About six months ago I started a blog. This blog.
My focus was intended to be on the life of an asexual man who was also gay, overweight and living a mediocre life with mediocre looks. This life and it’s struggles were going to help me write a guide to loneliness within the chronicles that would be my blog. I was riding a high brought on by trading in a shabby old clunker of a car and finally tasting freedom. It had me slapping at my keyboard like I was getting paid for every word I produced.
So what happened?
Obviously highs wear off but there was more to it. As cliche as it may sound this confidence and can-do attitude about my possible life alone led to me meeting someone. A few more posts were churned out while I got to know this gent and he even read some. Then I just stopped.
How can you write a guide to loneliness if you’re not lonely?
There wasn’t a moment that I sat and decided I was done with blogging but rather I traded in blog posts for continual texts to a special someone.
He’d get a real kick out of that seeing as how he states I didn’t text him enough and my response times were not up to par but ANYWHO…
As you can tell, that’s over with. Now I’m back to square one. Except I don’t want to be at square one. I want this noise in my head to simmer a bit.I don’t think it was just that I briefly found someone which caused me to give up. Struggling to commit to blogs and the sort has always been an issue I’ve faced.

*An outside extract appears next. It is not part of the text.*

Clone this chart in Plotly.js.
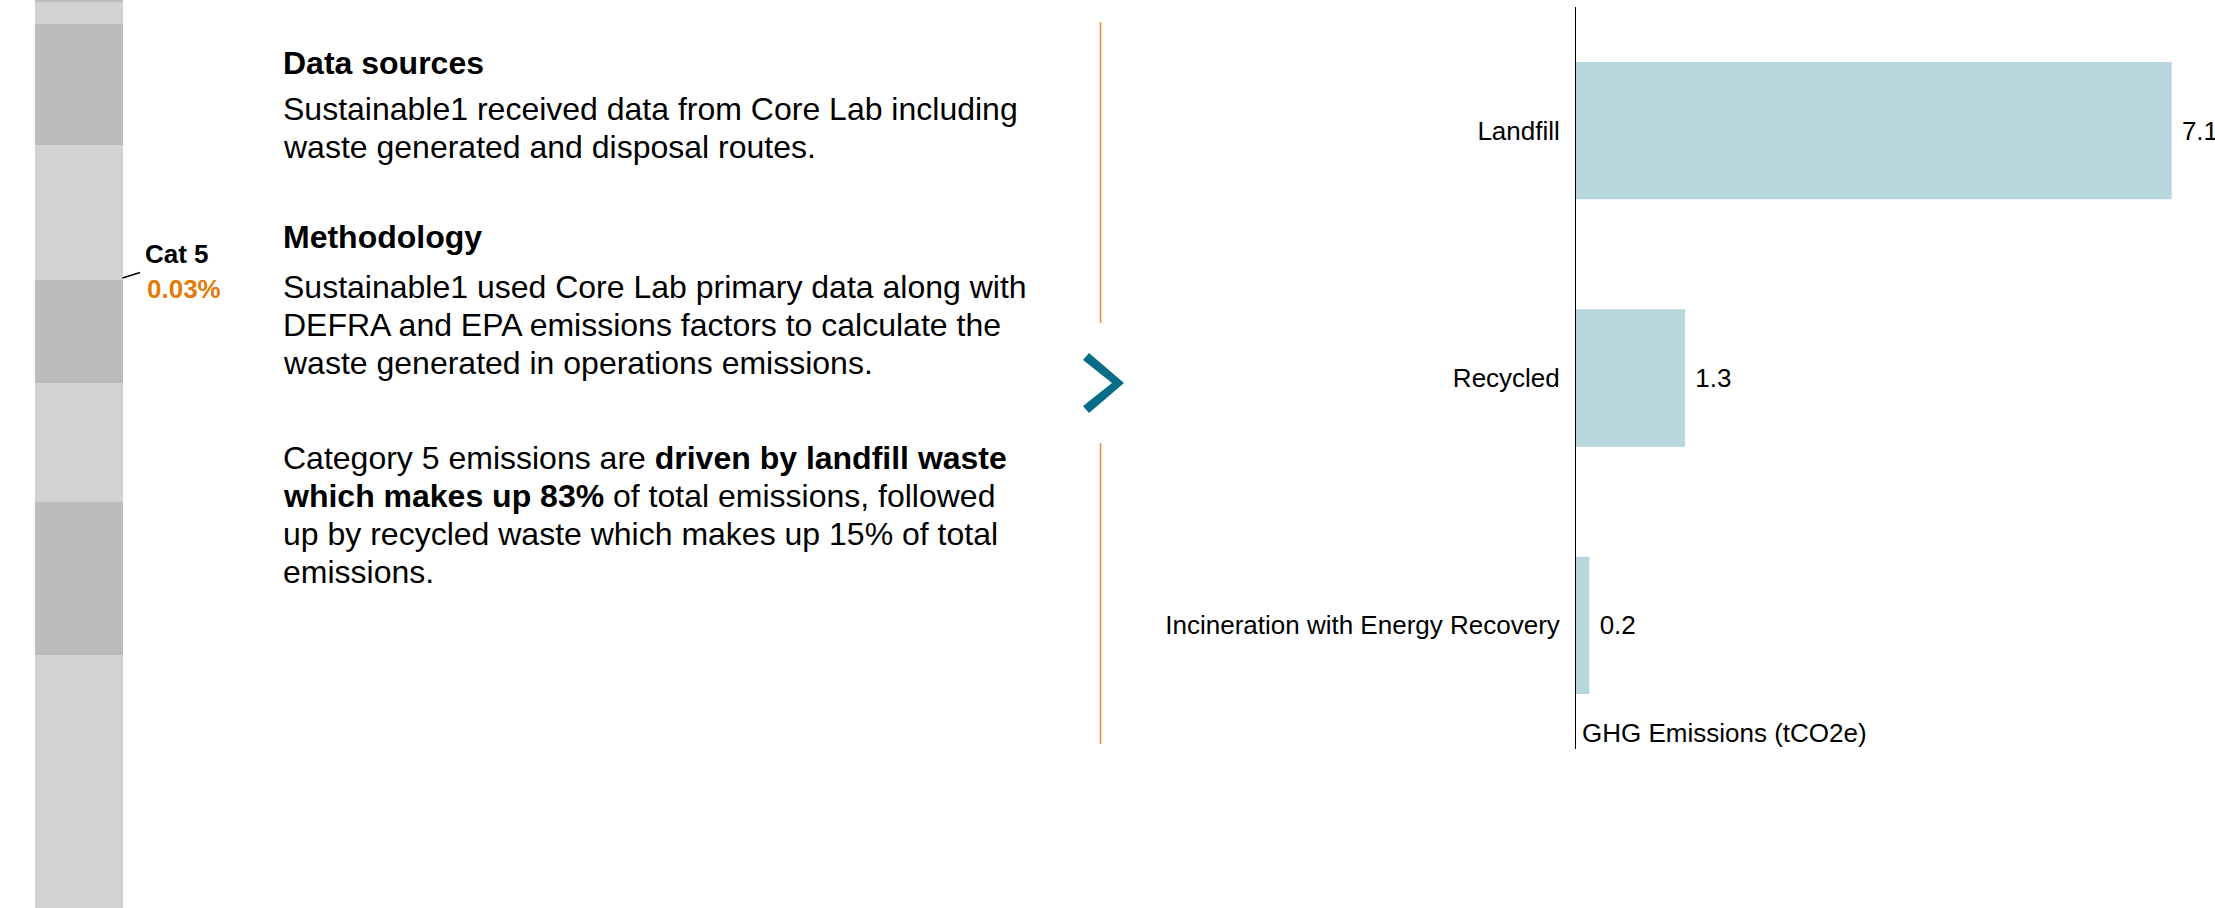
<!DOCTYPE html>
<html>
<head>
<meta charset="utf-8">
<script src="https://cdn.plot.ly/plotly-3.0.1.min.js"></script>
<style>
  html, body { margin: 0; padding: 0; background: #fff; }
  #chart { width: 2215px; height: 908px; }
</style>
</head>
<body>
<div id="chart"></div>
<script>
// bar chart data
const categories = ['Landfill', 'Recycled', 'Incineration with Energy Recovery'];
const emissions = [7.1, 1.3, 0.16];
const axisTitle = 'GHG Emissions (tCO2e)';

// cropped stacked bar on the left (top to bottom)
const segmentValues = [2, 22, 121.5, 134.5, 103, 118.5, 153.5, 300];
const catLabel = 'Cat 5';
const catShare = '0.03%';

// text panel, one entry per line
const textLines = [
    '<b>Data sources</b>',
    'Sustainable1 received data from Core Lab including',
    'waste generated and disposal routes.',
    '<b>Methodology</b>',
    'Sustainable1 used Core Lab primary data along with',
    'DEFRA and EPA emissions factors to calculate the',
    'waste generated in operations emissions.',
    'Category 5 emissions are <b>driven by landfill waste</b>',
    '<b>which makes up 83%</b> of total emissions, followed',
    'up by recycled waste which makes up 15% of total',
    'emissions.'
];
const textLineY = [63, 109, 147, 237, 287, 325, 363, 458, 496, 534, 572];

const W = 2215, H = 908;
const px = x => x / W;
const py = y => 1 - y / H;
const FONT = '"Liberation Sans", Arial, sans-serif';

// stacked bar bases
const bases = [];
let acc = 0;
segmentValues.forEach(v => { bases.push(acc); acc += v; });
const segColors = segmentValues.map((v, i) => i % 2 === 0 ? '#bbbcbe' : '#d1d2d4');

const data = [
    {
        type: 'bar',
        orientation: 'h',
        y: categories,
        x: emissions,
        marker: { color: '#b8d6dd', line: { width: 0 } },
        texttemplate: '\u00a0%{x:.1f}',
        textposition: 'outside',
        textfont: { family: FONT, size: 26, color: '#000' },
        cliponaxis: false,
        hoverinfo: 'skip',
        xaxis: 'x',
        yaxis: 'y'
    },
    {
        type: 'bar',
        x: segmentValues.map(() => 0),
        y: segmentValues,
        base: bases,
        width: 1,
        marker: { color: segColors, line: { width: 0 } },
        hoverinfo: 'skip',
        xaxis: 'x2',
        yaxis: 'y2'
    }
];

const annotations = textLines.map((t, i) => ({
    xref: 'paper', yref: 'paper',
    x: px(281), y: py(textLineY[i]),
    xanchor: 'left', yanchor: 'middle',
    text: t, showarrow: false,
    font: { family: FONT, size: 32, color: '#000' }
}));

annotations.push(
    {
        xref: 'paper', yref: 'paper', x: px(143), y: py(254),
        xanchor: 'left', yanchor: 'middle', showarrow: false,
        text: '<b>' + catLabel + '</b>',
        font: { family: FONT, size: 26, color: '#000' }
    },
    {
        xref: 'paper', yref: 'paper', x: px(145), y: py(289),
        xanchor: 'left', yanchor: 'middle', showarrow: false,
        text: '<b>' + catShare + '</b>',
        font: { family: FONT, size: 26, color: '#e27b07' }
    },
    {
        xref: 'paper', yref: 'paper', x: px(1580), y: py(733),
        xanchor: 'left', yanchor: 'middle', showarrow: false,
        text: axisTitle,
        font: { family: FONT, size: 26, color: '#000' }
    }
);

const chevron = 'M ' + px(1083) + ',' + py(360) + ' L ' + px(1089) + ',' + py(353) +
    ' L ' + px(1124) + ',' + py(383) + ' L ' + px(1089) + ',' + py(413) +
    ' L ' + px(1083) + ',' + py(406) + ' L ' + px(1112) + ',' + py(383) + ' Z';

const shapes = [
    { type: 'line', xref: 'paper', yref: 'paper', x0: px(1100.5), x1: px(1100.5), y0: py(22), y1: py(323),
      line: { color: '#e38b2f', width: 1.5 } },
    { type: 'line', xref: 'paper', yref: 'paper', x0: px(1100.5), x1: px(1100.5), y0: py(443), y1: py(744),
      line: { color: '#e38b2f', width: 1.5 } },
    { type: 'path', xref: 'paper', yref: 'paper', path: chevron,
      fillcolor: '#076c87', line: { width: 0 } },
    { type: 'line', xref: 'paper', yref: 'paper', x0: px(122.5), x1: px(140), y0: py(278), y1: py(272.5),
      line: { color: '#000', width: 1.5 } }
];

const layout = {
    width: W,
    height: H,
    margin: { l: 0, r: 0, t: 0, b: 0 },
    paper_bgcolor: '#fff',
    plot_bgcolor: 'rgba(0,0,0,0)',
    showlegend: false,
    barmode: 'overlay',
    bargap: 0.445,
    font: { family: FONT, color: '#000' },
    xaxis: {
        domain: [px(1576), 1],
        range: [0, 639 / 83.9],
        showgrid: false, zeroline: false, showline: false, showticklabels: false, ticks: '',
        fixedrange: true
    },
    yaxis: {
        domain: [py(749), py(7)],
        type: 'category',
        autorange: 'reversed',
        showline: true, linecolor: '#000', linewidth: 1,
        showgrid: false, zeroline: false, ticks: '',
        ticklabelstandoff: 10,
        tickfont: { family: FONT, size: 26, color: '#000' },
        fixedrange: true
    },
    xaxis2: {
        domain: [px(35), px(123)],
        anchor: 'y2',
        range: [-0.5, 0.5],
        visible: false
    },
    yaxis2: {
        domain: [0, 1],
        anchor: 'x2',
        range: [H, 0],
        visible: false
    },
    annotations: annotations,
    shapes: shapes
};

Plotly.newPlot('chart', data, layout, { staticPlot: true });
</script>
</body>
</html>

When I step back and look at the situations I think I’ve been too focused on my focus.
I’m not sure if I mentioned it before but I always have this voice in my head, the voice of a radio jockey from my childhood, going over blog etiquette. He said that you always need to have a clear focus, a direction to go… and I’ve tried… but how do you know which direction your life is going to go? Maybe my focus has been too small.
I am asexual… it’s a part of my life… so really everything that happens to me falls under the category of MY ASEXUAL LIFE:
So from here on out I’m going to put less stress on myself.
I want to delete my previous posts and start over but… they’re part of my journey.
Expect to hear more from me. Long rants. Short stories. All part of my ace life.